- **Job**: Leave out the pictures and transcribe everything else exactly.

- **Recorded data**:
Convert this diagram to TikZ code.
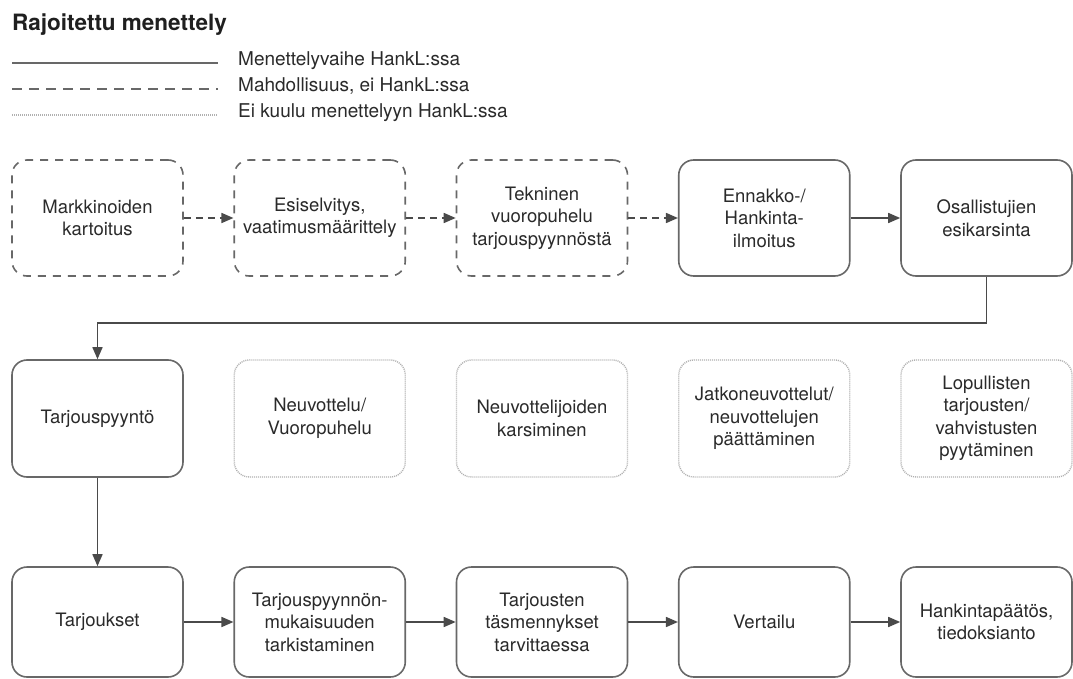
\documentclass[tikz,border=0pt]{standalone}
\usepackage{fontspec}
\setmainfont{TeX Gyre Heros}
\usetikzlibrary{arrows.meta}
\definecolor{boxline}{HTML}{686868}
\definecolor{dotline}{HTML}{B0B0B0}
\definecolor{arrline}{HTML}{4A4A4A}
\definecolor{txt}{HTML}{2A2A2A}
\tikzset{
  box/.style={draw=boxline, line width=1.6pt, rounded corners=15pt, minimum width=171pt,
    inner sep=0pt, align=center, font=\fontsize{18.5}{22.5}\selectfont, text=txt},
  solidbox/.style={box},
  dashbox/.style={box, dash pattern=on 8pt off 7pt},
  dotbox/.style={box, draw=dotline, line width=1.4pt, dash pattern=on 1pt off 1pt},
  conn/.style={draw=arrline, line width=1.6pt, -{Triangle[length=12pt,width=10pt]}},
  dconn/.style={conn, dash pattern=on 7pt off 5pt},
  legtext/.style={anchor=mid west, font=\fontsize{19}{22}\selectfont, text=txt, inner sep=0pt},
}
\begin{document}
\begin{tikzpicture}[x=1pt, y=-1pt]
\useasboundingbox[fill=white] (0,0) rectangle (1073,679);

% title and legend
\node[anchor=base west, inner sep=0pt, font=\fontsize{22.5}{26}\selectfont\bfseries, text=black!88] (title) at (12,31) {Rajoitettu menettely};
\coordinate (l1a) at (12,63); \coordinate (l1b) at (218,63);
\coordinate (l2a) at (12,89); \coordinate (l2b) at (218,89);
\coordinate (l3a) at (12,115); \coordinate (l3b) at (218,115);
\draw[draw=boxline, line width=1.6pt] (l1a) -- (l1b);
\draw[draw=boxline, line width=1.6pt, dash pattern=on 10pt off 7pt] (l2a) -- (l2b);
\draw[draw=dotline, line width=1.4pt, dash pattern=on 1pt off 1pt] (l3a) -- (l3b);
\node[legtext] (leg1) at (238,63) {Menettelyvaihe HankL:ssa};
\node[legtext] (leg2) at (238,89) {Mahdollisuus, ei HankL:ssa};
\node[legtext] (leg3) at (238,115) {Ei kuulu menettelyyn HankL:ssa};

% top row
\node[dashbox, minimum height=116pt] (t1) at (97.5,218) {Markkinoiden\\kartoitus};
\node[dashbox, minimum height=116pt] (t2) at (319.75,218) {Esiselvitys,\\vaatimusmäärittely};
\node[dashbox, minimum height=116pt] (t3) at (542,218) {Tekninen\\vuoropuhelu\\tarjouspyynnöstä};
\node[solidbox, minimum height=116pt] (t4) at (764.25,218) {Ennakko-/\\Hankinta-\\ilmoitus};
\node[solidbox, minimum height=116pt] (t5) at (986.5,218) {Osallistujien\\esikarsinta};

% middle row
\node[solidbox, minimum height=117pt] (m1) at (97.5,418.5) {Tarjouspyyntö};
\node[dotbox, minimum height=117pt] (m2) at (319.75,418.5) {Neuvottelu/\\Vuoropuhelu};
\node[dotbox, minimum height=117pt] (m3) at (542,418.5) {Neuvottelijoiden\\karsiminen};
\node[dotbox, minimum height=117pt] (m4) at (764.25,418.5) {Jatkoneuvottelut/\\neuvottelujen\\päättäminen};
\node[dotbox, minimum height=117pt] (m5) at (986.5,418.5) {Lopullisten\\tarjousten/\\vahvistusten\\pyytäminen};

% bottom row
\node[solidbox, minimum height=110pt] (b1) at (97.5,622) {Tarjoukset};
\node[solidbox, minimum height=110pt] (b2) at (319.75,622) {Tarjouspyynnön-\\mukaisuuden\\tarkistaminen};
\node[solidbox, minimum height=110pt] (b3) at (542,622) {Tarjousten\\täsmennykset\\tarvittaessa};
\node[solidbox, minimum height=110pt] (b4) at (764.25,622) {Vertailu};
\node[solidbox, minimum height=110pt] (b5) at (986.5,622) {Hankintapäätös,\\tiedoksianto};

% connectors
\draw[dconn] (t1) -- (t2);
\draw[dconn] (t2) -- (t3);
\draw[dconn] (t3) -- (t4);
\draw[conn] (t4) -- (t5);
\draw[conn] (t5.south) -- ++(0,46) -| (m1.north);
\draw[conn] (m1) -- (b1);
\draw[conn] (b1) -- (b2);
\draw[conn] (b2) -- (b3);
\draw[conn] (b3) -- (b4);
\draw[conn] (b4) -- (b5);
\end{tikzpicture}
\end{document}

- **Full solution**:
Convert this diagram to TikZ code.
\documentclass[tikz,border=0pt]{standalone}
\usepackage{fontspec}
\setmainfont{TeX Gyre Heros}
\usetikzlibrary{arrows.meta}
\definecolor{boxline}{HTML}{686868}
\definecolor{dotline}{HTML}{B0B0B0}
\definecolor{arrline}{HTML}{4A4A4A}
\definecolor{txt}{HTML}{2A2A2A}
\tikzset{
  box/.style={draw=boxline, line width=1.6pt, rounded corners=15pt, minimum width=171pt,
    inner sep=0pt, align=center, font=\fontsize{18.5}{22.5}\selectfont, text=txt},
  solidbox/.style={box},
  dashbox/.style={box, dash pattern=on 8pt off 7pt},
  dotbox/.style={box, draw=dotline, line width=1.4pt, dash pattern=on 1pt off 1pt},
  conn/.style={draw=arrline, line width=1.6pt, -{Triangle[length=12pt,width=10pt]}},
  dconn/.style={conn, dash pattern=on 7pt off 5pt},
  legtext/.style={anchor=mid west, font=\fontsize{19}{22}\selectfont, text=txt, inner sep=0pt},
}
\begin{document}
\begin{tikzpicture}[x=1pt, y=-1pt]
\useasboundingbox[fill=white] (0,0) rectangle (1073,679);

% title and legend
\node[anchor=base west, inner sep=0pt, font=\fontsize{22.5}{26}\selectfont\bfseries, text=black!88] (title) at (12,31) {Rajoitettu menettely};
\coordinate (l1a) at (12,63); \coordinate (l1b) at (218,63);
\coordinate (l2a) at (12,89); \coordinate (l2b) at (218,89);
\coordinate (l3a) at (12,115); \coordinate (l3b) at (218,115);
\draw[draw=boxline, line width=1.6pt] (l1a) -- (l1b);
\draw[draw=boxline, line width=1.6pt, dash pattern=on 10pt off 7pt] (l2a) -- (l2b);
\draw[draw=dotline, line width=1.4pt, dash pattern=on 1pt off 1pt] (l3a) -- (l3b);
\node[legtext] (leg1) at (238,63) {Menettelyvaihe HankL:ssa};
\node[legtext] (leg2) at (238,89) {Mahdollisuus, ei HankL:ssa};
\node[legtext] (leg3) at (238,115) {Ei kuulu menettelyyn HankL:ssa};

% top row
\node[dashbox, minimum height=116pt] (t1) at (97.5,218) {Markkinoiden\\kartoitus};
\node[dashbox, minimum height=116pt] (t2) at (319.75,218) {Esiselvitys,\\vaatimusmäärittely};
\node[dashbox, minimum height=116pt] (t3) at (542,218) {Tekninen\\vuoropuhelu\\tarjouspyynnöstä};
\node[solidbox, minimum height=116pt] (t4) at (764.25,218) {Ennakko-/\\Hankinta-\\ilmoitus};
\node[solidbox, minimum height=116pt] (t5) at (986.5,218) {Osallistujien\\esikarsinta};

% middle row
\node[solidbox, minimum height=117pt] (m1) at (97.5,418.5) {Tarjouspyyntö};
\node[dotbox, minimum height=117pt] (m2) at (319.75,418.5) {Neuvottelu/\\Vuoropuhelu};
\node[dotbox, minimum height=117pt] (m3) at (542,418.5) {Neuvottelijoiden\\karsiminen};
\node[dotbox, minimum height=117pt] (m4) at (764.25,418.5) {Jatkoneuvottelut/\\neuvottelujen\\päättäminen};
\node[dotbox, minimum height=117pt] (m5) at (986.5,418.5) {Lopullisten\\tarjousten/\\vahvistusten\\pyytäminen};

% bottom row
\node[solidbox, minimum height=110pt] (b1) at (97.5,622) {Tarjoukset};
\node[solidbox, minimum height=110pt] (b2) at (319.75,622) {Tarjouspyynnön-\\mukaisuuden\\tarkistaminen};
\node[solidbox, minimum height=110pt] (b3) at (542,622) {Tarjousten\\täsmennykset\\tarvittaessa};
\node[solidbox, minimum height=110pt] (b4) at (764.25,622) {Vertailu};
\node[solidbox, minimum height=110pt] (b5) at (986.5,622) {Hankintapäätös,\\tiedoksianto};

% connectors
\draw[dconn] (t1) -- (t2);
\draw[dconn] (t2) -- (t3);
\draw[dconn] (t3) -- (t4);
\draw[conn] (t4) -- (t5);
\draw[conn] (t5.south) -- ++(0,46) -| (m1.north);
\draw[conn] (m1) -- (b1);
\draw[conn] (b1) -- (b2);
\draw[conn] (b2) -- (b3);
\draw[conn] (b3) -- (b4);
\draw[conn] (b4) -- (b5);
\end{tikzpicture}
\end{document}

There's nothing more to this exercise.